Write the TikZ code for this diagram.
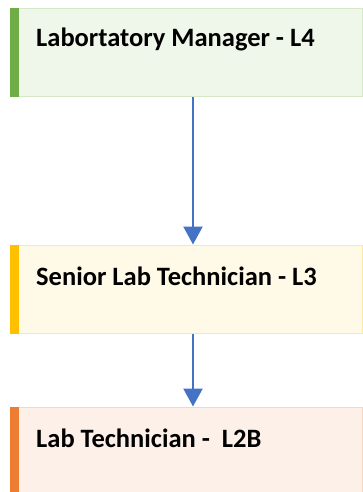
\documentclass[tikz,border=0pt]{standalone}
\usepackage{fontspec}
\setmainfont{Carlito}
\usetikzlibrary{arrows.meta}
\usetikzlibrary{positioning}
\definecolor{mgrbar}{HTML}{70AD47}
\definecolor{mgrfill}{HTML}{EFF6EA}
\definecolor{mgrline}{HTML}{D5E8C8}
\definecolor{srbar}{HTML}{FFC000}
\definecolor{srfill}{HTML}{FFF9E7}
\definecolor{srline}{HTML}{FFE8A6}
\definecolor{techbar}{HTML}{ED7D31}
\definecolor{techfill}{HTML}{FCF0E8}
\definecolor{techline}{HTML}{F8D5BF}
\definecolor{flowblue}{HTML}{4472C4}
\tikzset{level/.style={minimum width=352pt,minimum height=88pt,line width=1pt,inner sep=0pt},
  lbl/.style={anchor=west,inner sep=0pt,font=\fontsize{26.5}{30}\selectfont\bfseries},
  flow/.style={draw=flowblue,line width=2.5pt,-{Triangle[width=19pt,length=18pt]}}}

\begin{document}
\begin{tikzpicture}[x=1pt,y=1pt]
    \useasboundingbox (0,0) rectangle (363,-492);

    \node (mgr) [level, fill=mgrfill, draw=mgrline] at (186,-52.5) {};
    \node (senior) [level, below of=mgr, node distance=236.5pt, fill=srfill, draw=srline] {};
    \node (tech) [level, below of=senior, node distance=162pt, fill=techfill, draw=techline] {};

    % coloured bars on the left edge
    \fill[mgrbar] (mgr.north west) rectangle ([xshift=9pt]mgr.south west);
    \fill[srbar] (senior.north west) rectangle ([xshift=9pt]senior.south west);
    \fill[techbar] (tech.north west) rectangle ([xshift=9pt]tech.south west);

    \node (mgrlbl) [lbl] at ([xshift=26.5pt,yshift=13pt]mgr.west) {Labortatory Manager - L4};
    \node (srlbl) [lbl] at ([xshift=26.5pt,yshift=13pt]senior.west) {Senior Lab Technician - L3};
    \node (techlbl) [lbl] at ([xshift=26.5pt,yshift=12.5pt]tech.west) {Lab Technician -\ \ L2B};

    \draw[flow] ([xshift=7pt]mgr.south) -- ([xshift=7pt]senior.north);
    \draw[flow] ([xshift=7pt]senior.south) -- ([xshift=7pt]tech.north);
\end{tikzpicture}
\end{document}
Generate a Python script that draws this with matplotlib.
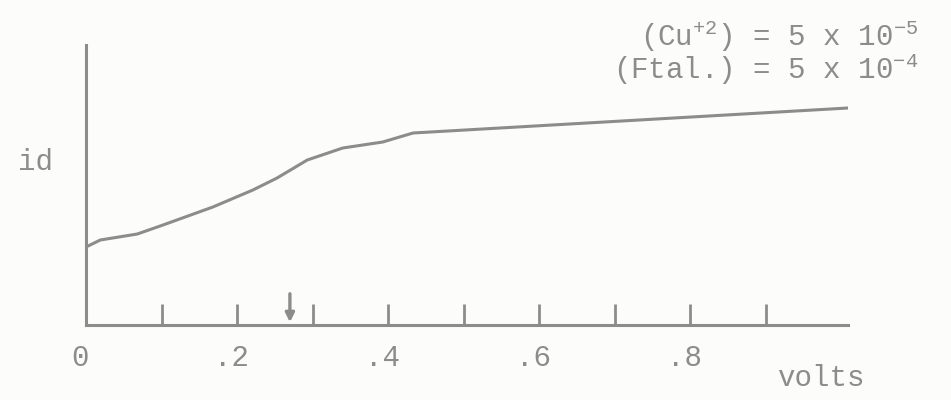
import matplotlib.pyplot as plt
from matplotlib.transforms import ScaledTranslation

# Data
volts = [0.0, 0.019, 0.068, 0.102, 0.168, 0.221, 0.253, 0.293, 0.340, 0.393, 0.433, 1.009]
i_d = [78, 85, 91, 100, 118, 135, 147, 165, 177, 183, 192, 217]
label_ticks = [0.0, 0.2, 0.4, 0.6, 0.8]
tick_labels = ["0", ".2", ".4", ".6", ".8"]
minor_ticks = [0.1, 0.3, 0.5, 0.7, 0.9]
e_half = 0.27

ink = "#8c8c8c"
plt.rcParams["font.family"] = "Liberation Mono"
plt.rcParams["mathtext.fontset"] = "custom"
plt.rcParams["mathtext.rm"] = "Liberation Mono"
plt.rcParams["mathtext.it"] = "Liberation Mono"

fig = plt.figure(figsize=(9.51, 4.0), dpi=100, facecolor="#fcfcfa")
ax = fig.add_axes([86 / 951, 0.1875, (848 - 86) / 951, 0.70])
ax.set_facecolor("#fcfcfa")

ax.plot(volts, i_d, color=ink, lw=2.2, solid_capstyle="round")

# half-wave potential marker
ax.annotate("", xy=(e_half, 0), xytext=(e_half, 34),
            arrowprops=dict(arrowstyle="-|>", color=ink, lw=2.4, mutation_scale=13))

ax.set_xlim(0, 1.009)
ax.set_ylim(0, 280)

for s in ["top", "right"]:
    ax.spines[s].set_visible(False)
for s in ["left", "bottom"]:
    ax.spines[s].set_color(ink)
    ax.spines[s].set_linewidth(2.2)

ax.set_yticks([])
ax.set_xticks(label_ticks)
ax.set_xticklabels(tick_labels, fontsize=21, color=ink)
ax.set_xticks(minor_ticks, minor=True)
ax.tick_params(axis="x", which="both", direction="in", length=15, width=2.0,
               color=ink, pad=14)
shift = ScaledTranslation(-6 / 100, 0, fig.dpi_scale_trans)
for lbl in ax.get_xticklabels():
    lbl.set_transform(lbl.get_transform() + shift)

fig.text(36 / 951, 1 - 162 / 400, "id", fontsize=21, color=ink,
         ha="center", va="center")
fig.text(821 / 951, 1 - 378 / 400, "volts", fontsize=21, color=ink,
         ha="center", va="center")
fig.text(918 / 951, 1 - 36 / 400, r"(Cu$^{+2}$) = 5 x 10$^{-5}$", fontsize=21,
         color=ink, ha="right", va="center")
fig.text(918 / 951, 1 - 69 / 400, r"(Ftal.) = 5 x 10$^{-4}$", fontsize=21,
         color=ink, ha="right", va="center")

plt.savefig("out.png", dpi=100, facecolor=fig.get_facecolor())
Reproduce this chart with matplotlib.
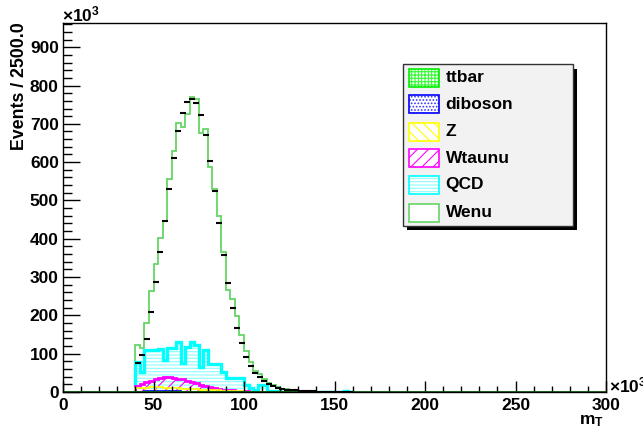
################
* _Task objective_
Transcribe each entry above exactly, apart from the pictures.

* _Finished answer_
Write the TikZ code for this diagram.
\documentclass[tikz,border=0pt]{standalone}
\usepackage{fontspec}
\setmainfont{Carlito}
\usetikzlibrary{arrows.meta}
\usetikzlibrary{positioning}
\definecolor{mgrbar}{HTML}{70AD47}
\definecolor{mgrfill}{HTML}{EFF6EA}
\definecolor{mgrline}{HTML}{D5E8C8}
\definecolor{srbar}{HTML}{FFC000}
\definecolor{srfill}{HTML}{FFF9E7}
\definecolor{srline}{HTML}{FFE8A6}
\definecolor{techbar}{HTML}{ED7D31}
\definecolor{techfill}{HTML}{FCF0E8}
\definecolor{techline}{HTML}{F8D5BF}
\definecolor{flowblue}{HTML}{4472C4}
\tikzset{level/.style={minimum width=352pt,minimum height=88pt,line width=1pt,inner sep=0pt},
  lbl/.style={anchor=west,inner sep=0pt,font=\fontsize{26.5}{30}\selectfont\bfseries},
  flow/.style={draw=flowblue,line width=2.5pt,-{Triangle[width=19pt,length=18pt]}}}

\begin{document}
\begin{tikzpicture}[x=1pt,y=1pt]
    \useasboundingbox (0,0) rectangle (363,-492);

    \node (mgr) [level, fill=mgrfill, draw=mgrline] at (186,-52.5) {};
    \node (senior) [level, below of=mgr, node distance=236.5pt, fill=srfill, draw=srline] {};
    \node (tech) [level, below of=senior, node distance=162pt, fill=techfill, draw=techline] {};

    % coloured bars on the left edge
    \fill[mgrbar] (mgr.north west) rectangle ([xshift=9pt]mgr.south west);
    \fill[srbar] (senior.north west) rectangle ([xshift=9pt]senior.south west);
    \fill[techbar] (tech.north west) rectangle ([xshift=9pt]tech.south west);

    \node (mgrlbl) [lbl] at ([xshift=26.5pt,yshift=13pt]mgr.west) {Labortatory Manager - L4};
    \node (srlbl) [lbl] at ([xshift=26.5pt,yshift=13pt]senior.west) {Senior Lab Technician - L3};
    \node (techlbl) [lbl] at ([xshift=26.5pt,yshift=12.5pt]tech.west) {Lab Technician -\ \ L2B};

    \draw[flow] ([xshift=7pt]mgr.south) -- ([xshift=7pt]senior.north);
    \draw[flow] ([xshift=7pt]senior.south) -- ([xshift=7pt]tech.north);
\end{tikzpicture}
\end{document}
Generate a Python script that draws this with matplotlib.
import matplotlib.pyplot as plt
from matplotlib.transforms import ScaledTranslation

# Data
volts = [0.0, 0.019, 0.068, 0.102, 0.168, 0.221, 0.253, 0.293, 0.340, 0.393, 0.433, 1.009]
i_d = [78, 85, 91, 100, 118, 135, 147, 165, 177, 183, 192, 217]
label_ticks = [0.0, 0.2, 0.4, 0.6, 0.8]
tick_labels = ["0", ".2", ".4", ".6", ".8"]
minor_ticks = [0.1, 0.3, 0.5, 0.7, 0.9]
e_half = 0.27

ink = "#8c8c8c"
plt.rcParams["font.family"] = "Liberation Mono"
plt.rcParams["mathtext.fontset"] = "custom"
plt.rcParams["mathtext.rm"] = "Liberation Mono"
plt.rcParams["mathtext.it"] = "Liberation Mono"

fig = plt.figure(figsize=(9.51, 4.0), dpi=100, facecolor="#fcfcfa")
ax = fig.add_axes([86 / 951, 0.1875, (848 - 86) / 951, 0.70])
ax.set_facecolor("#fcfcfa")

ax.plot(volts, i_d, color=ink, lw=2.2, solid_capstyle="round")

# half-wave potential marker
ax.annotate("", xy=(e_half, 0), xytext=(e_half, 34),
            arrowprops=dict(arrowstyle="-|>", color=ink, lw=2.4, mutation_scale=13))

ax.set_xlim(0, 1.009)
ax.set_ylim(0, 280)

for s in ["top", "right"]:
    ax.spines[s].set_visible(False)
for s in ["left", "bottom"]:
    ax.spines[s].set_color(ink)
    ax.spines[s].set_linewidth(2.2)

ax.set_yticks([])
ax.set_xticks(label_ticks)
ax.set_xticklabels(tick_labels, fontsize=21, color=ink)
ax.set_xticks(minor_ticks, minor=True)
ax.tick_params(axis="x", which="both", direction="in", length=15, width=2.0,
               color=ink, pad=14)
shift = ScaledTranslation(-6 / 100, 0, fig.dpi_scale_trans)
for lbl in ax.get_xticklabels():
    lbl.set_transform(lbl.get_transform() + shift)

fig.text(36 / 951, 1 - 162 / 400, "id", fontsize=21, color=ink,
         ha="center", va="center")
fig.text(821 / 951, 1 - 378 / 400, "volts", fontsize=21, color=ink,
         ha="center", va="center")
fig.text(918 / 951, 1 - 36 / 400, r"(Cu$^{+2}$) = 5 x 10$^{-5}$", fontsize=21,
         color=ink, ha="right", va="center")
fig.text(918 / 951, 1 - 69 / 400, r"(Ftal.) = 5 x 10$^{-4}$", fontsize=21,
         color=ink, ha="right", va="center")

plt.savefig("out.png", dpi=100, facecolor=fig.get_facecolor())
Reproduce this chart with matplotlib.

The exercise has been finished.